Japanese man revisits the Guam cave where he hid during WWII


HAGATNA, Guam (AP)—A 92-year-old Japanese man has returned to Guam to visit a cave where he hid for nearly a year during World War II.

Kiichi Kobayashi told The Pacific Daily News through an interpreter Monday that he’s grateful for island residents and the U.S. troops who captured him because both groups helped him survive.

Kobayashi was a 19-year-old aircraft mechanic for the Japanese air force when he was sent to wartime Guam and ended up hiding from U.S. troops in a cave with some 50 fellow soldiers, he said. The number dwindled to about 10 and Kobayashi said he was eventually the only one left living.

Many of the Japanese military men died from complications of gunshot wounds and other injuries, explained Kobayashi. He managed to stay alive by eating wild papayas and stealing food from houses he could walk to secretly, and he said the residents began leaving bananas and other food outside for him.

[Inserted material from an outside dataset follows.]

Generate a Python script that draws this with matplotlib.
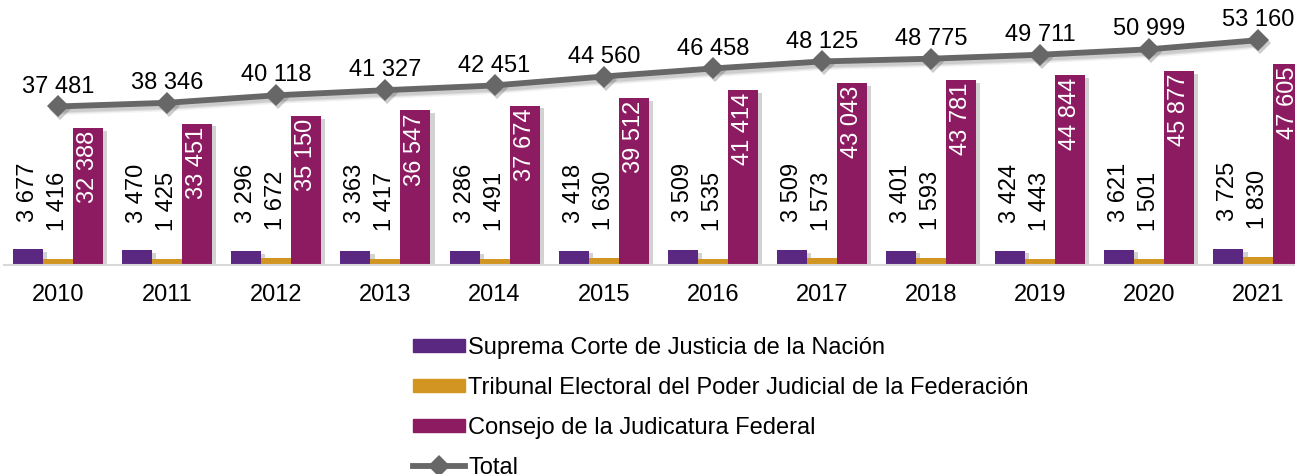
import numpy as np
import matplotlib
matplotlib.use("Agg")
import matplotlib.pyplot as plt
import matplotlib.patheffects as pe
import matplotlib.transforms as mtransforms
from matplotlib.patches import Patch
from matplotlib.lines import Line2D

years = ["2010", "2011", "2012", "2013", "2014", "2015", "2016", "2017", "2018", "2019", "2020", "2021"]
scjn = [3677, 3470, 3296, 3363, 3286, 3418, 3509, 3509, 3401, 3424, 3621, 3725]
tepjf = [1416, 1425, 1672, 1417, 1491, 1630, 1535, 1573, 1593, 1443, 1501, 1830]
cjf = [32388, 33451, 35150, 36547, 37674, 39512, 41414, 43043, 43781, 44844, 45877, 47605]
total = [37481, 38346, 40118, 41327, 42451, 44560, 46458, 48125, 48775, 49711, 50999, 53160]

labels = ["Suprema Corte de Justicia de la Nación",
          "Tribunal Electoral del Poder Judicial de la Federación",
          "Consejo de la Judicatura Federal",
          "Total"]

c_scjn = "#5A2781"
c_tepjf = "#D29522"
c_cjf = "#8C1B62"
c_tot = "#676767"

plt.rcParams['font.family'] = ['Liberation Sans', 'DejaVu Sans']
FS = 17

def fmt(v):
    return f"{v:,}".replace(",", " ")

W, H = 1295, 474
fig = plt.figure(figsize=(W / 100, H / 100), dpi=100)
ax_left = 3.5
ax_w = 1309.5
base_y = 265
ymax = 60000
px_per = 4.23 / 1000
ax_h = ymax * px_per
ax = fig.add_axes([ax_left / W, (H - base_y) / H, ax_w / W, ax_h / H])

x = np.arange(len(years))
w = 0.275
shadow = [pe.withSimplePatchShadow(offset=(3, -2), shadow_rgbFace="#808080", alpha=0.35)]
b1 = ax.bar(x - w, scjn, w, color=c_scjn, path_effects=shadow, zorder=2)
b2 = ax.bar(x, tepjf, w, color=c_tepjf, path_effects=shadow, zorder=2)
b3 = ax.bar(x + w, cjf, w, color=c_cjf, path_effects=shadow, zorder=2)

# soft shadow beneath the total line
shadow_tr = mtransforms.offset_copy(ax.transData, fig=fig, x=2, y=-3, units="dots")
for lw_s, a in [(8, 0.08), (6, 0.12), (4.5, 0.15)]:
    ax.plot(x, total, color="#606060", lw=lw_s, alpha=a, marker="D", markersize=11,
            markeredgewidth=0, transform=shadow_tr, zorder=2.5, solid_capstyle="round")
ax.plot(x, total, color=c_tot, lw=4.2, marker="D", markersize=11, markeredgewidth=0, zorder=3)

for i in range(len(years)):
    ax.annotate(fmt(scjn[i]), (x[i] - w, scjn[i]), xytext=(0, 20), textcoords="offset points",
                rotation=90, ha="center", va="bottom", fontsize=FS, color="black")
    ax.annotate(fmt(tepjf[i]), (x[i], tepjf[i]), xytext=(0, 20), textcoords="offset points",
                rotation=90, ha="center", va="bottom", fontsize=FS, color="black")
    ax.annotate(fmt(cjf[i]), (x[i] + w, cjf[i]), xytext=(0, -2), textcoords="offset points",
                rotation=90, ha="center", va="top", fontsize=FS, color="white")
    ax.annotate(fmt(total[i]), (x[i], total[i]), xytext=(0, 10), textcoords="offset points",
                ha="center", va="baseline", fontsize=FS, color="black")

ax.set_xlim(-0.5, len(years) - 0.5)
ax.set_ylim(0, ymax)
ax.set_xticks(x)
ax.set_xticklabels(years, fontsize=FS)
ax.tick_params(axis="x", length=0, pad=14)
ax.set_yticks([])
for s in ["top", "right", "left"]:
    ax.spines[s].set_visible(False)
ax.spines["bottom"].set_color("#D9D9D9")
ax.spines["bottom"].set_linewidth(1.5)
ax.patch.set_alpha(0)

handles = [Patch(color=c_scjn), Patch(color=c_tepjf), Patch(color=c_cjf),
           Line2D([], [], color=c_tot, lw=4.2, marker="D", markersize=11, markeredgewidth=0)]
fig.legend(handles, labels, loc="upper left", bbox_to_anchor=(413 / W, (H - 337) / H),
           frameon=False, fontsize=FS, handlelength=2.2, handleheight=0.5,
           handletextpad=0.15, labelspacing=0.76, borderpad=0, borderaxespad=0)

fig.savefig("out.png", dpi=100)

“They knew (I) was out there,” he said through an interpreter.

Kobayashi had planned to kayak to the cave Monday and go inside with his daughter and granddaughter, but rain and a rough sea prevented the plan. Instead, Kobayashi visited the shoreline closest to the cave, near the University of Guam Marine Laboratory. He was joined by family members and some Guam residents with Japanese ancestry.

The former aircraft mechanic explained that he thought often of his parents, especially his mother and her homemade mochi, while struggling to survive in the cave. He said through interpreters that he decided that he would honor his mom first rather than the country’s emperor if he survived the ordeal.

Kobayashi said the U.S. soldiers who eventually captured him were nice, providing him with a tasty meal and immediately providing medical care for his gangrenous gunshot wound.

He said he hopes to come back to the cave again if his health permits it. He also expressed opposition to war, saying that “it’s not good.”